If the British government has metadata problems, the how do humble business and home users handle it? Actually, it isn’t that hard.
Each computer document format has its own set of metadata fields. They can range from “document creator”—usually the computer username or name of the software was registered to—date, time, computer information and sometimes even IP address, which sophisticated computer users can trace.
This actually has a host of benefits. Search engines, for example, can pick up keywords from metadata buried in MS Office and PDF files. Computer investigators routinely look at metadata to pinpoint when files were created, modified, printed and often recognizing backdated documents. As with hygienic web browsing and geotags, the key with metadata in office files is to be aware of what you’re sending when you’re sending it.
There’s a very easy way to see metadata in your office files. Simply right click on the file and select Properties. Under the Detail tab you’ll see what metadata is associated with that document. If you’re posting the file online and want to remove that information it is as easy as clicking “Remove Properties and Personal Information” at the bottom of the screen that is available in MS Office 2007.

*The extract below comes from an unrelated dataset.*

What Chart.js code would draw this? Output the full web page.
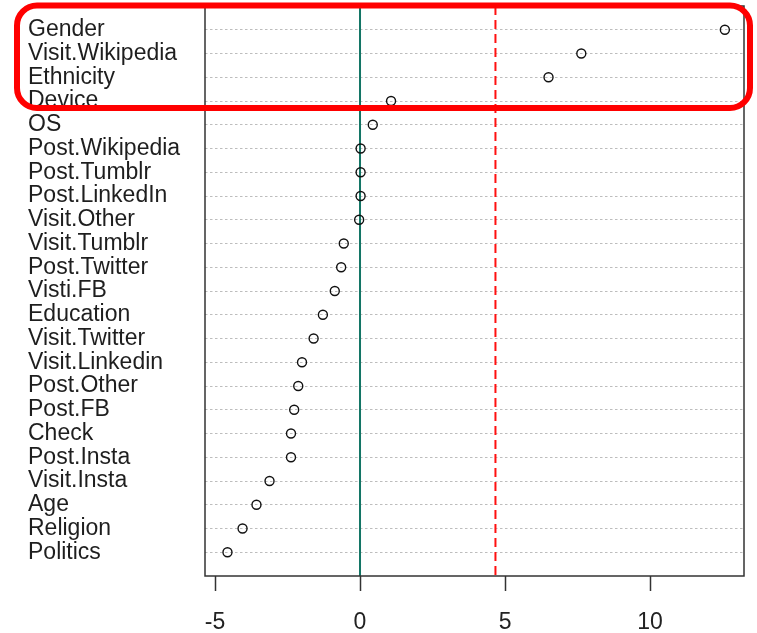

If you want to have more granular control use “Document Inspector” in Office 2007, which is an integral metadata removal tool that strips Word, Excel, and PowerPoint documents of information such as author name, comments and other information.
This trick works for both Microsoft Office and Adobe PDF files. Or, with Word files, you can save your file as a PDF before sharing online.
In MS Office for Mac OS, metadata can be striped before saving the document by enabling the option “Remove personal information from this file on save” on the Preferences menu, under the Security tab. This applies to MS Word and MS Excel.
This conversion scrubs metadata and is available with MS Office 2007 as a save option (check document properties to edit saved metadata), or with Adobe PDF Print Engine 2 and free programs such as PDFCreator.
For more software specific information, see:
- Microsoft Office 2007
- Microsoft Office 2003
- Adobe metadata information
- Document Inspector Marquette University article
For the technical minded, the National Security Agency published a report in 2008 on the risks, and countermeasures, associated with metadata in PDF files, available here.
Life is tough, and technology can make life easier. But life is tougher if you are not educated aware technology user.